AIM OF THE EXERCISE:
Collect all lines from the listing that include the string "this".

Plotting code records
────────────────────────────────────────
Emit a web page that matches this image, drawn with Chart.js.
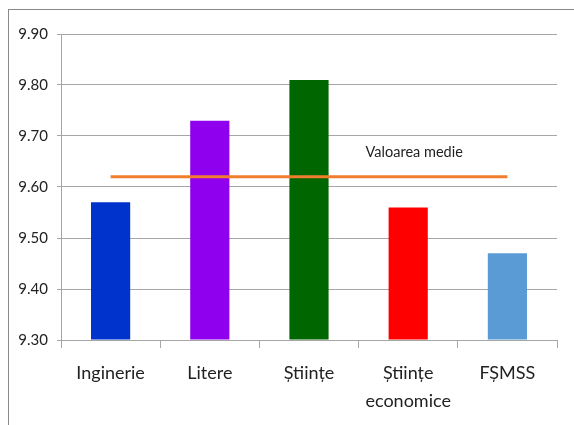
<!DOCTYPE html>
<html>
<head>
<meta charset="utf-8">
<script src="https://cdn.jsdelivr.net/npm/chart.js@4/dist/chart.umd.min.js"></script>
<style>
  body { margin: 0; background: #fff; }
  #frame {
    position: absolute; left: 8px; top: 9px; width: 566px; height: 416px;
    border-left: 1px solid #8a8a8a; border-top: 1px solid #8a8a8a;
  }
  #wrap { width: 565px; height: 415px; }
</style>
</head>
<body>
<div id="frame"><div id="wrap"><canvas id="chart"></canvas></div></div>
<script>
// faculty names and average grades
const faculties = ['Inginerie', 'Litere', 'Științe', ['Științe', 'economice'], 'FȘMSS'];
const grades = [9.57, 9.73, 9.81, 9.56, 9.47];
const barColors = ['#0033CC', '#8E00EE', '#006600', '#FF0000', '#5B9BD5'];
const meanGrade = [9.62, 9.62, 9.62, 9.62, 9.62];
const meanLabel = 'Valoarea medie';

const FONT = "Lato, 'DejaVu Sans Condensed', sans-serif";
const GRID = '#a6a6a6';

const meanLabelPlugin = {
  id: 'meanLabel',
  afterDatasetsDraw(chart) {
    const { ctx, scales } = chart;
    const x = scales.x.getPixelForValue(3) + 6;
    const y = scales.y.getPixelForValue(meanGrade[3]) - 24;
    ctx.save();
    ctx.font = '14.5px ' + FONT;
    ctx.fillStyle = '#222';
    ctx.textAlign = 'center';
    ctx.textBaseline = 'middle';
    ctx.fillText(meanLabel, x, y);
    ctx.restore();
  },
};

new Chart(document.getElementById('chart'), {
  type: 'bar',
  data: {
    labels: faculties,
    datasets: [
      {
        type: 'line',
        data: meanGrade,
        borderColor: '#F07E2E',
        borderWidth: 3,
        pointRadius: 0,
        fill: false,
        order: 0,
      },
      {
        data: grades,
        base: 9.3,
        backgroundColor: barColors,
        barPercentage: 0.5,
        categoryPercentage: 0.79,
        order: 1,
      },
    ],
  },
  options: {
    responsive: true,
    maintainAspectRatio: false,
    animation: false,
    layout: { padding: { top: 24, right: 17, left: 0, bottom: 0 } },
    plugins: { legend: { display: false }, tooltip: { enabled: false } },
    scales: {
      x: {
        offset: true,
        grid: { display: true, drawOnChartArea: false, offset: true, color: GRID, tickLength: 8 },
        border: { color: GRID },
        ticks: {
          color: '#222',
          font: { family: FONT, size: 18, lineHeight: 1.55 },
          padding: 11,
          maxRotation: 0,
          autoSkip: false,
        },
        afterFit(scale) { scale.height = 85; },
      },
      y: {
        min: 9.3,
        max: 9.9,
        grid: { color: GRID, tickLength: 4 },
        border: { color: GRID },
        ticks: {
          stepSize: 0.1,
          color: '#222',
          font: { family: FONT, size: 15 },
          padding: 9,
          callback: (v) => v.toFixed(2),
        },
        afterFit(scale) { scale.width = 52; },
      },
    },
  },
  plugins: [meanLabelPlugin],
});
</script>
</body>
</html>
────────────────────────────────────────
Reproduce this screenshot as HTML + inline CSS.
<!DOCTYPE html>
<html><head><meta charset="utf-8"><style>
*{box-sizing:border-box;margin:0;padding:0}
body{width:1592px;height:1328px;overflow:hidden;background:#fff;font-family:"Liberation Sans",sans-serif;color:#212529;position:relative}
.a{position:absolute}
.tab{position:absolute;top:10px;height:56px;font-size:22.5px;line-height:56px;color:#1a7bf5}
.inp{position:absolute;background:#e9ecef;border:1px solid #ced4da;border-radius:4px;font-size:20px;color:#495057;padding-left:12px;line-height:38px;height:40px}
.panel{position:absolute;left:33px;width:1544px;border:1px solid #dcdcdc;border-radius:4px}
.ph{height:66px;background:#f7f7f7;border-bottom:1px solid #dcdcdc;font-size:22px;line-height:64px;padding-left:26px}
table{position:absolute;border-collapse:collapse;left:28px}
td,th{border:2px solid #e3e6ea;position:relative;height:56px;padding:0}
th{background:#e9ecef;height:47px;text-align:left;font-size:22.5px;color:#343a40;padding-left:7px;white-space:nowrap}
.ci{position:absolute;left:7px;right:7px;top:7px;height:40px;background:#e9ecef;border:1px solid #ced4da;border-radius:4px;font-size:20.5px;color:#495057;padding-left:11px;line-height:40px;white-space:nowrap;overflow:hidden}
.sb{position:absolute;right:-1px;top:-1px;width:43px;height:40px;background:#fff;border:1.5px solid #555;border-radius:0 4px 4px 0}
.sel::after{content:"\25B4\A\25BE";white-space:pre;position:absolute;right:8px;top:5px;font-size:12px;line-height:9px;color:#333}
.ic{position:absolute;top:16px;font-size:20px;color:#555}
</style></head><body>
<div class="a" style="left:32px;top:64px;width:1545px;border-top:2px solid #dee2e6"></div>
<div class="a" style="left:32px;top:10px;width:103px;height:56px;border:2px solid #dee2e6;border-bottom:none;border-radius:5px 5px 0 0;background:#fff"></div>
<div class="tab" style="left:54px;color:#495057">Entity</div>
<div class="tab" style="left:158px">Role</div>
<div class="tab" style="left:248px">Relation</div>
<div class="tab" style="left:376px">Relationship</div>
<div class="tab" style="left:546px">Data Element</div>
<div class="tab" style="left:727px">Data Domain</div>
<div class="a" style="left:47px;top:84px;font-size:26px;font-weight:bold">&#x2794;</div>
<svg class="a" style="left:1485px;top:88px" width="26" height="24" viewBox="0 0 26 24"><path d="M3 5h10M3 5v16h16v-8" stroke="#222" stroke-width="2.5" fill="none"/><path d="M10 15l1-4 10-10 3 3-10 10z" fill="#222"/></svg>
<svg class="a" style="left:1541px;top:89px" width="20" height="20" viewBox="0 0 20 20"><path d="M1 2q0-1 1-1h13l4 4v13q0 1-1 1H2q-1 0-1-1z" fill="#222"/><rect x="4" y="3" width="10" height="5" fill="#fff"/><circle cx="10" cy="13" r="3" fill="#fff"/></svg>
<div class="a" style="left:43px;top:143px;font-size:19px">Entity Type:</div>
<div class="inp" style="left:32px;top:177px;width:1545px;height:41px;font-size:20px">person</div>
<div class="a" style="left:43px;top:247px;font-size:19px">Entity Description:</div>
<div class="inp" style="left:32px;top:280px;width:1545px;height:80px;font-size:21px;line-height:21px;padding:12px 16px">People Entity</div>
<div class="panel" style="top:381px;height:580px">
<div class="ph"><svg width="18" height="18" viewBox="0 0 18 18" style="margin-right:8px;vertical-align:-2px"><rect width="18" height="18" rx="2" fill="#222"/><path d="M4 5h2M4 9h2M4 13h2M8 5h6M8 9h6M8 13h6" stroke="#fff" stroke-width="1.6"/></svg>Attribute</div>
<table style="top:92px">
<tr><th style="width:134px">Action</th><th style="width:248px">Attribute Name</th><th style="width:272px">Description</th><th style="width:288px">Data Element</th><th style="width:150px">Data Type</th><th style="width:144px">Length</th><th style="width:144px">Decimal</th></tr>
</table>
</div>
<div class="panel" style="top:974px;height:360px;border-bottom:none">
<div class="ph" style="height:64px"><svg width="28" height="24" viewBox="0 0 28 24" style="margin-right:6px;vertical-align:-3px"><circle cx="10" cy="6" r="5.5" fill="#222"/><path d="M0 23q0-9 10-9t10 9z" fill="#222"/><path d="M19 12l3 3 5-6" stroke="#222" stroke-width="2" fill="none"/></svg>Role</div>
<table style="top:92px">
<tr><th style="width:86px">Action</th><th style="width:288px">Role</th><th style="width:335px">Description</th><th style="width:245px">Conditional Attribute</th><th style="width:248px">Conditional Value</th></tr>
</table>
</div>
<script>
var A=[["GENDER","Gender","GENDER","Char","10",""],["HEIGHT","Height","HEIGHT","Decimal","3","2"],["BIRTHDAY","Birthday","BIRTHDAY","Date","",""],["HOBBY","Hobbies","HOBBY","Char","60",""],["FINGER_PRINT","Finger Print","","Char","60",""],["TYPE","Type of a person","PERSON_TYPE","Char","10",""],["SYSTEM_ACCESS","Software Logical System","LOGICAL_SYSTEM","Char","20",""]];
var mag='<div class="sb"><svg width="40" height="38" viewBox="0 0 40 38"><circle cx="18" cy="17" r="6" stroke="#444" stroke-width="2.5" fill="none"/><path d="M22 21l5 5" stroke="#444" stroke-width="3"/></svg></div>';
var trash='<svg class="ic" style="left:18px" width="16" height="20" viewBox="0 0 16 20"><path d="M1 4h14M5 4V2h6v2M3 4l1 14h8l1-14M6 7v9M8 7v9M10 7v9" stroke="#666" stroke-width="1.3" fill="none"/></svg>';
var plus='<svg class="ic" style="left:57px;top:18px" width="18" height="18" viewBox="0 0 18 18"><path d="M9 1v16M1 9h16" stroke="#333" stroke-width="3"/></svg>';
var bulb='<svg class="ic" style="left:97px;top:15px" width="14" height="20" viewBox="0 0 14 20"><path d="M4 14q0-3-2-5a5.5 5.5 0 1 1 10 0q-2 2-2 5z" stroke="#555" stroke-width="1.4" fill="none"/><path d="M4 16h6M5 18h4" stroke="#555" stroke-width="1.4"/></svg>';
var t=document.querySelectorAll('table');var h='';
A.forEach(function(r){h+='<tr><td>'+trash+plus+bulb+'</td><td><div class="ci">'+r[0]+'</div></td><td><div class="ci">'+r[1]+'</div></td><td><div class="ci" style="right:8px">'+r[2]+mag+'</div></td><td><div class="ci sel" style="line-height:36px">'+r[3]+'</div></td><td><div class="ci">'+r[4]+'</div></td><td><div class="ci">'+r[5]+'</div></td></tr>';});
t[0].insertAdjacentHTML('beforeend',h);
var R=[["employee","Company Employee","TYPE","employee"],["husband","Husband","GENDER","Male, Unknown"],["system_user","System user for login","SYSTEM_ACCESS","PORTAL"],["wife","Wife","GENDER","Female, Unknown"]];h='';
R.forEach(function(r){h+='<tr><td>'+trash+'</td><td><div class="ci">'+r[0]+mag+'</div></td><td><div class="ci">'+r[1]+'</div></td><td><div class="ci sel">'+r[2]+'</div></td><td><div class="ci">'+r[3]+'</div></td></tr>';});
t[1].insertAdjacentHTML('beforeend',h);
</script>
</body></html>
────────────────────────────────────────
ANSWER TO THE PROBLEM:
Emit a web page that matches this image, drawn with Chart.js.
Reproduce this screenshot as HTML + inline CSS.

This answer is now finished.